Beneath this line sits some data. Return only its lines from the one holding "What seaborn and" through the one holding "import pandas as pd", inclusive, exactly, with the images removed.

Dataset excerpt
++++

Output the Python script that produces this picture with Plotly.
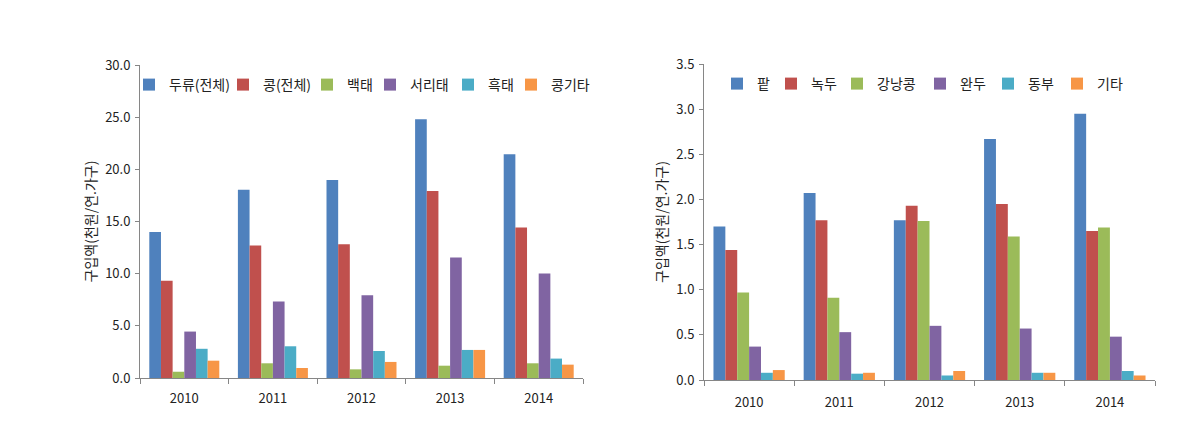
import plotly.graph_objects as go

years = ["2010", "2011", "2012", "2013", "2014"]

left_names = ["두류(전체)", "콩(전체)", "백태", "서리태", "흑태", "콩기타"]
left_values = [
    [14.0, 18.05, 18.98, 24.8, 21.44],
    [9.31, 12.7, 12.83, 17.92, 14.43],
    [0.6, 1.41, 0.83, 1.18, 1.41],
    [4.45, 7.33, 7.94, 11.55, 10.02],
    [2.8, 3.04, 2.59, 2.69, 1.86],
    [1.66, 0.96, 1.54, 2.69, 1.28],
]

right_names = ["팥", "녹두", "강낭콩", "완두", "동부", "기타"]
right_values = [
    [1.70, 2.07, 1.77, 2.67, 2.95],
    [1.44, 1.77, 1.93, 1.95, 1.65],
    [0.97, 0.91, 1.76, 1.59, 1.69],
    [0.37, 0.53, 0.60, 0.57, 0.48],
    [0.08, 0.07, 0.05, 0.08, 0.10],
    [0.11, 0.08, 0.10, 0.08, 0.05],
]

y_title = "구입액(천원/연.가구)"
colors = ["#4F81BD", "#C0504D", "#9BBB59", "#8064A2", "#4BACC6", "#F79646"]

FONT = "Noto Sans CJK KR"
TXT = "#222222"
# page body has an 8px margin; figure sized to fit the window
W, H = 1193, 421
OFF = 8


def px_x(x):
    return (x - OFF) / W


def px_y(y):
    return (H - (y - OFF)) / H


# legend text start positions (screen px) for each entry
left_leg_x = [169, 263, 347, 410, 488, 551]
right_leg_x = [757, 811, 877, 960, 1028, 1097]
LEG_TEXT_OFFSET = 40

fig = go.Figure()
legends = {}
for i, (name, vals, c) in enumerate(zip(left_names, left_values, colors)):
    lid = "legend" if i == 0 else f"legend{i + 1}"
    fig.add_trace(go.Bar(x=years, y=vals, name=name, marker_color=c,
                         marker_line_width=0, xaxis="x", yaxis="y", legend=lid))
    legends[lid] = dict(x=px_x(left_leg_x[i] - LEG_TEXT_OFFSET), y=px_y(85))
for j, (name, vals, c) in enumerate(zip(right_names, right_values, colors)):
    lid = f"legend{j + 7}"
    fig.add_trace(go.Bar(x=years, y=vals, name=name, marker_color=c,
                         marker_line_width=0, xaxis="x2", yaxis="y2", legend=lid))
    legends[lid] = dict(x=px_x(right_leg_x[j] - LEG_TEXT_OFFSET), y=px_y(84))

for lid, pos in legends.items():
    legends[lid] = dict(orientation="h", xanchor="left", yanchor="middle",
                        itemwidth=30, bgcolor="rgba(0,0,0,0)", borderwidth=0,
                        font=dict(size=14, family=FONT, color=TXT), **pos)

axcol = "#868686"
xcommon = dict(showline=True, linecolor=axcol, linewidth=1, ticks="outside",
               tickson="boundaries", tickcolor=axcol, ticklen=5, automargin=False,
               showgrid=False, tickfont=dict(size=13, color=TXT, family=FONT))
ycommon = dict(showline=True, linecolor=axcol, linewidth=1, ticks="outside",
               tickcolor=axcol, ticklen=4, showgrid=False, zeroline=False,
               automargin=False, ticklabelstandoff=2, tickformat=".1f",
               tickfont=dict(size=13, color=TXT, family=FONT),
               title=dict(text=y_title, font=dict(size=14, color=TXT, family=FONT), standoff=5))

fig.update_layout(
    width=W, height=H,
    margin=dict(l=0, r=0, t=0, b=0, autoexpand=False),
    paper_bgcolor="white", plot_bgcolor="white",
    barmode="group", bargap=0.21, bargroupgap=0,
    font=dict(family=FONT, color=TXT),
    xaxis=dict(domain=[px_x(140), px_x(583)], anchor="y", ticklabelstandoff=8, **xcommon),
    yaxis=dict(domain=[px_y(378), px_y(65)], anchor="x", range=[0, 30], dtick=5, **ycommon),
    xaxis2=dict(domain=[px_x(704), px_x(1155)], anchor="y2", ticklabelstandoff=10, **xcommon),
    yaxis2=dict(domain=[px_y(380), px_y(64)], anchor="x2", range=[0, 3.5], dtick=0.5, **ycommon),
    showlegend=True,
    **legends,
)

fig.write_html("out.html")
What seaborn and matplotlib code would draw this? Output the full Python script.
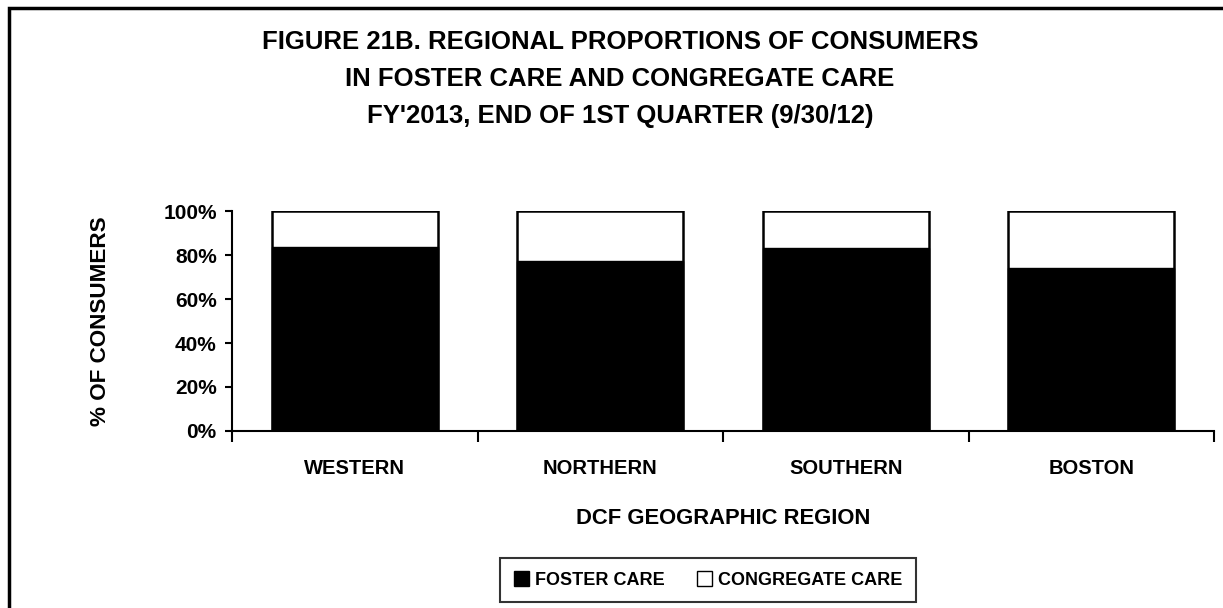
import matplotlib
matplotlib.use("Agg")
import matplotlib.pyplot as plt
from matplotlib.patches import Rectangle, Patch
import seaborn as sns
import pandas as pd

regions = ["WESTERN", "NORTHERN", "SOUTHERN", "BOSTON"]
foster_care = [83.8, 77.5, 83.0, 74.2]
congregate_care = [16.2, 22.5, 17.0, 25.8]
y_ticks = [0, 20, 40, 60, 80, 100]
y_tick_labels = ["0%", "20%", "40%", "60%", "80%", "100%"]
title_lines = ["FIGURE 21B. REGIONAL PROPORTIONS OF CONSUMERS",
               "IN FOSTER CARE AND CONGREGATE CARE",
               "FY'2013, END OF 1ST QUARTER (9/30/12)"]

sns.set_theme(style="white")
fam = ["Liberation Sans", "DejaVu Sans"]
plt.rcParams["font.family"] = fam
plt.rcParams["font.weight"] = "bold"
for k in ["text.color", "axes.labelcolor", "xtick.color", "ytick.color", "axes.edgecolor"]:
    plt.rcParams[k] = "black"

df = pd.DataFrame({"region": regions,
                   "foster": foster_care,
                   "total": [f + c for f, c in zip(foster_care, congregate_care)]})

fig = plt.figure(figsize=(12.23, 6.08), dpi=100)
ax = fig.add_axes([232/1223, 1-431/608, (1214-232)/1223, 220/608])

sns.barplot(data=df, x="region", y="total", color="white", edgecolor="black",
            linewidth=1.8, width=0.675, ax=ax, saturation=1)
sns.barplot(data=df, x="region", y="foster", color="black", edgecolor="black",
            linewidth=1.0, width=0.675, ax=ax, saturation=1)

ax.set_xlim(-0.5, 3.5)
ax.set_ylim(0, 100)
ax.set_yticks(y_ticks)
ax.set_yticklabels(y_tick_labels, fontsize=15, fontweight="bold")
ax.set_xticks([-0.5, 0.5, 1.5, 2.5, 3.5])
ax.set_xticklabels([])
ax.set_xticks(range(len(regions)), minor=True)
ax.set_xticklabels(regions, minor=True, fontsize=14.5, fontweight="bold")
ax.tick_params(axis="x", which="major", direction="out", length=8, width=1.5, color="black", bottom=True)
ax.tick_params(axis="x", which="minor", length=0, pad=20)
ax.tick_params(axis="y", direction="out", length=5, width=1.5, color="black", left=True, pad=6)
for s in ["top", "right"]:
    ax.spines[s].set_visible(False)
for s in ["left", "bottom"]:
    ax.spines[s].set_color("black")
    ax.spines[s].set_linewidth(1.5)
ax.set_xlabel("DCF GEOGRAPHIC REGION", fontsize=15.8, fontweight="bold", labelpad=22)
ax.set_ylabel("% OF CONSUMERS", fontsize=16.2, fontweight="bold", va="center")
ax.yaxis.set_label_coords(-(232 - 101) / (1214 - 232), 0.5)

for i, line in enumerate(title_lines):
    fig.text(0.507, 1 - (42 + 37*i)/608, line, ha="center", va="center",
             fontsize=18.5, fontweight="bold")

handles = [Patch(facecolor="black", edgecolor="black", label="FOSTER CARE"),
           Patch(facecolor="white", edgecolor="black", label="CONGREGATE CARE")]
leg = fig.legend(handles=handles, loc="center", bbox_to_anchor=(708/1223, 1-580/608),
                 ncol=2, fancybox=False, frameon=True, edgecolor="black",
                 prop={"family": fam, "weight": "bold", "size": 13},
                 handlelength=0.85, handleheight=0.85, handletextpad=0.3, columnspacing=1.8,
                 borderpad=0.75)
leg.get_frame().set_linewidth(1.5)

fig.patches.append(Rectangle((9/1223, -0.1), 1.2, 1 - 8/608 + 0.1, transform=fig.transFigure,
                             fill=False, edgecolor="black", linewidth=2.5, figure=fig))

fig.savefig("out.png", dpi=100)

++++

- ANSWER TO THE TASK -
What seaborn and matplotlib code would draw this? Output the full Python script.
import matplotlib
matplotlib.use("Agg")
import matplotlib.pyplot as plt
from matplotlib.patches import Rectangle, Patch
import seaborn as sns
import pandas as pd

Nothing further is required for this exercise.